Goal -
Every line that contains the word "this" should be copied out.

Data section -
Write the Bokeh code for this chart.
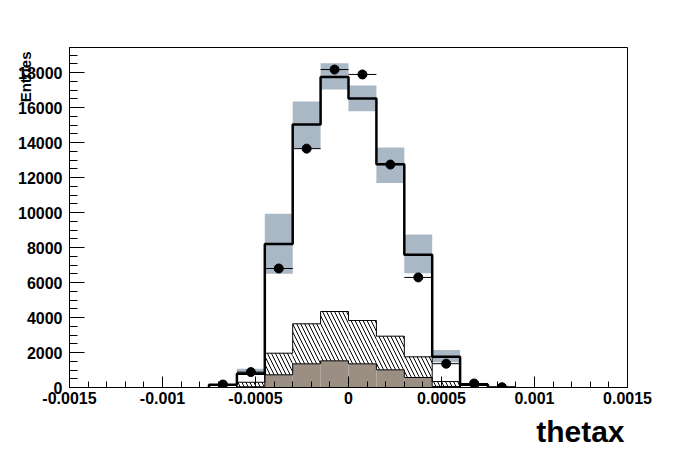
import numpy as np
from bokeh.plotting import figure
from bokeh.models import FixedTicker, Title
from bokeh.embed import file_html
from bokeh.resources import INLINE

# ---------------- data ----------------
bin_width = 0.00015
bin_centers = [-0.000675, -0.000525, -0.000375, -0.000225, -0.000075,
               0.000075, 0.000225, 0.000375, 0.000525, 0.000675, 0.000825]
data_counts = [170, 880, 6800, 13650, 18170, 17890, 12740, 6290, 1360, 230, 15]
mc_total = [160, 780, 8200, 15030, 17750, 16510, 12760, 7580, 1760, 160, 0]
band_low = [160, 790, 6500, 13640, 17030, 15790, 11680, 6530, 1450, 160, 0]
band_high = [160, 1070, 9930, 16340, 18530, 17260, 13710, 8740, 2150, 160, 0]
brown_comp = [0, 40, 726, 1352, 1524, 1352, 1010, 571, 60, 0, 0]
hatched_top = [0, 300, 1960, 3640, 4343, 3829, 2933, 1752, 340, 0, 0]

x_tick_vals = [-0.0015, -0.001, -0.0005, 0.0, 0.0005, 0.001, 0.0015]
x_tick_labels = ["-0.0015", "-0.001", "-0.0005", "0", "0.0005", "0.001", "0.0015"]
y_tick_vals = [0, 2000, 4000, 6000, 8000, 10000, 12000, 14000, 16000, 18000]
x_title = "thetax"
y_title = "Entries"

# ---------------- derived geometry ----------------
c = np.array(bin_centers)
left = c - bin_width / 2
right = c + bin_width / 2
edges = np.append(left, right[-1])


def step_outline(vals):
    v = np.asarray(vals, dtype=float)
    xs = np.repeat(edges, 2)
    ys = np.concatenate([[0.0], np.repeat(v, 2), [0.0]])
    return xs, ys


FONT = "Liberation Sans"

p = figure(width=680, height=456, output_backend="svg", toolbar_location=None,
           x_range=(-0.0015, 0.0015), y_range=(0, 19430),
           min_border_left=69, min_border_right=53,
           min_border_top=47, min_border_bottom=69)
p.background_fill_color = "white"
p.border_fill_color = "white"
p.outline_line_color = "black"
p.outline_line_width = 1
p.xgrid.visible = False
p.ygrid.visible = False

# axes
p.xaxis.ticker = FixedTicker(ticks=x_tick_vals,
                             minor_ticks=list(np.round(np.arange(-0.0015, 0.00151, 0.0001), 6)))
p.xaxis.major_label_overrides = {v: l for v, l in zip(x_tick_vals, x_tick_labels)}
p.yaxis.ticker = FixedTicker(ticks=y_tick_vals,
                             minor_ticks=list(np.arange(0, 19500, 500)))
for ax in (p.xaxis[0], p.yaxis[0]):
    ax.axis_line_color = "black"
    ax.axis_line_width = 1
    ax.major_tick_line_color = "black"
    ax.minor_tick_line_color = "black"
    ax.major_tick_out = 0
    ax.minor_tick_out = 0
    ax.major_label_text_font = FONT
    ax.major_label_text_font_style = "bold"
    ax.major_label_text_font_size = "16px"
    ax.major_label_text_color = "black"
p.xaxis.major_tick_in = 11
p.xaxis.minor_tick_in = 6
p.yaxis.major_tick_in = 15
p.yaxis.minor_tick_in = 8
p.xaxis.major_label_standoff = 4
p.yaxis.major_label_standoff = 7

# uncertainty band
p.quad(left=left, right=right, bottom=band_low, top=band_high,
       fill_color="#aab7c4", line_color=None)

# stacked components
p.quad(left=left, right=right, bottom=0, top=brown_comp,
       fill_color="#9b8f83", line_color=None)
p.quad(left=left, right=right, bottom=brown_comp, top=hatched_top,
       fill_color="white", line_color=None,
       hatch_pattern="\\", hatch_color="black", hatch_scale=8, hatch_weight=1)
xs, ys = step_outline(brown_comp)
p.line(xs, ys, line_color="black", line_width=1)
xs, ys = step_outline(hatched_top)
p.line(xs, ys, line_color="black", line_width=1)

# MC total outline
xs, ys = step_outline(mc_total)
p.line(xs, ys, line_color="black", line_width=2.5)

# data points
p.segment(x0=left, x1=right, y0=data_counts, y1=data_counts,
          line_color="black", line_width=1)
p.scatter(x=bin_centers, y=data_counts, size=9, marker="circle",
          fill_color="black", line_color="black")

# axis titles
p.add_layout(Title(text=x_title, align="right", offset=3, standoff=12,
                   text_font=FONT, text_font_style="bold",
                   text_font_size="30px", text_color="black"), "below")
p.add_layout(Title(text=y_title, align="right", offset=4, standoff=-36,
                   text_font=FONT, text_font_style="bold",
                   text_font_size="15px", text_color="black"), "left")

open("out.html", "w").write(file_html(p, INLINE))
...
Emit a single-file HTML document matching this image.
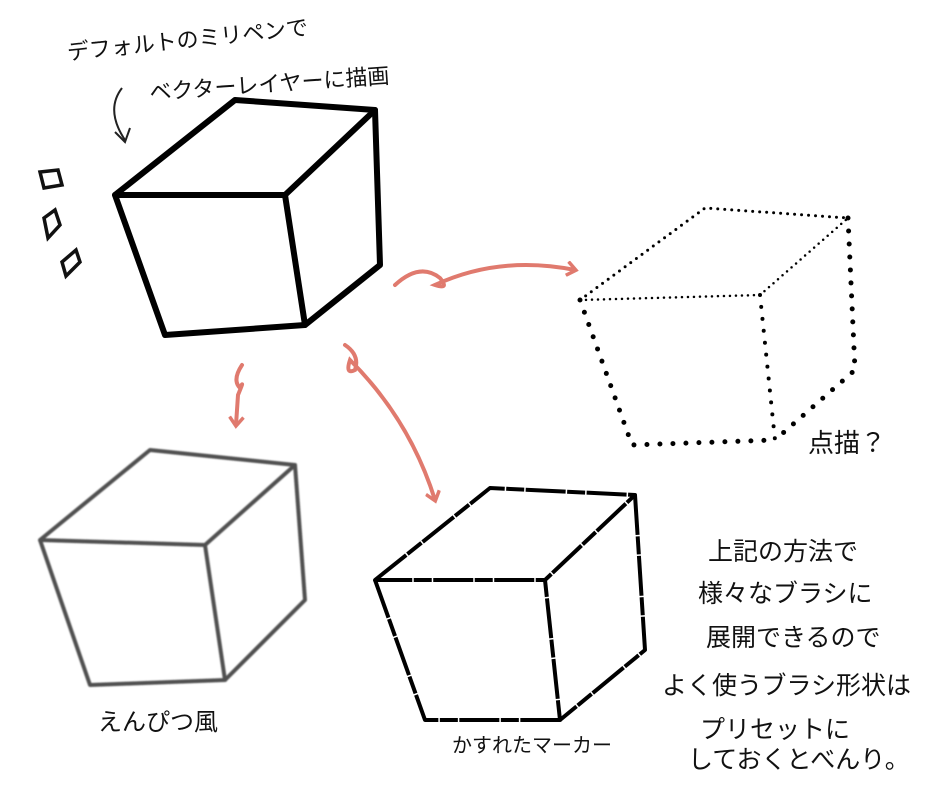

Right answer -
Write the Bokeh code for this chart.
Emit a single-file HTML document matching this image.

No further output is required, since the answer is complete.